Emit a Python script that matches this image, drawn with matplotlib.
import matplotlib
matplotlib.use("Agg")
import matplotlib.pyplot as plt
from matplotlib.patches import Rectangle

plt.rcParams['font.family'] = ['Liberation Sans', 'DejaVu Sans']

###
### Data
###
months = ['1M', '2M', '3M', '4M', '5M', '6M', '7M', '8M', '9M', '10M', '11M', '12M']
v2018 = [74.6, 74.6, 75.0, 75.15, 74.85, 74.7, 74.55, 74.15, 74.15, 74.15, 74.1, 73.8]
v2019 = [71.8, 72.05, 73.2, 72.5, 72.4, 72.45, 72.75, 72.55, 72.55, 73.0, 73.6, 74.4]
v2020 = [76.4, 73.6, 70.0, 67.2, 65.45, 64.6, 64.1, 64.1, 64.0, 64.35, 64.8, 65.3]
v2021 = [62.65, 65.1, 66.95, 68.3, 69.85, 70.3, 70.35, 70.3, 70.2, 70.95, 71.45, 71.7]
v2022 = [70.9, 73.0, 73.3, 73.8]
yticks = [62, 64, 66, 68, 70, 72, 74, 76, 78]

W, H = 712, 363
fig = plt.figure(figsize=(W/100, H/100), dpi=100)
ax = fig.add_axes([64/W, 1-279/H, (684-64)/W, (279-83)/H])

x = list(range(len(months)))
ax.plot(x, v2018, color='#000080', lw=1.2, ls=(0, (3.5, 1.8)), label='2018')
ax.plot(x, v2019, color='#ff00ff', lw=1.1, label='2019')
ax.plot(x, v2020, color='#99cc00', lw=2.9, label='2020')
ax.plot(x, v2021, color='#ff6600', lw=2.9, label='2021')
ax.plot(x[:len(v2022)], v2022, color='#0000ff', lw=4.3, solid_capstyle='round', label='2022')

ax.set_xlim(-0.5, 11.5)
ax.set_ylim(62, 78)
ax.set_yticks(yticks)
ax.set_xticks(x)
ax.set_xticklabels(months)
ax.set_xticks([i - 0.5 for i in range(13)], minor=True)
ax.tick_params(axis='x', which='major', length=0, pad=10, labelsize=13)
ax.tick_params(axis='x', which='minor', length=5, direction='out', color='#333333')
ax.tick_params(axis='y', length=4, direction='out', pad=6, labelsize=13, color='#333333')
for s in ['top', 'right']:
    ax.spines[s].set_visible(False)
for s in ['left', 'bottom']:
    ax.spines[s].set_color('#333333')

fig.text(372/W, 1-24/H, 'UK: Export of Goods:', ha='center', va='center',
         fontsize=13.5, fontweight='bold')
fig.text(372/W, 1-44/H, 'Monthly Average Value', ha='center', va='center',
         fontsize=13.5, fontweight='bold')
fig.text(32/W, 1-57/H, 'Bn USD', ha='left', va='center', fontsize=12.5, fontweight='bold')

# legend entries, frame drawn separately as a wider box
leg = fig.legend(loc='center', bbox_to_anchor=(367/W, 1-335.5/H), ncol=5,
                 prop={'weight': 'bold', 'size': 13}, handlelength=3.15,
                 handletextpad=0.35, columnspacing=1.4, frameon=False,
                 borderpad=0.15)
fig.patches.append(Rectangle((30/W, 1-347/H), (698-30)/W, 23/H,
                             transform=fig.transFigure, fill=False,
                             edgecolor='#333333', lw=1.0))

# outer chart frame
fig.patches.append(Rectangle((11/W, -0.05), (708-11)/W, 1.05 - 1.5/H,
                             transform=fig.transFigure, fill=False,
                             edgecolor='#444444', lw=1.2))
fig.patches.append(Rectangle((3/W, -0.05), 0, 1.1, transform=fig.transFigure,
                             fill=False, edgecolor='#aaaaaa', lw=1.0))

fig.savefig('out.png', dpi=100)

■ **TASK DETAILS**
Determine the number of lines where the string "drawn" occurs, and give that number only.

■ **EXERCISE RESULT**
2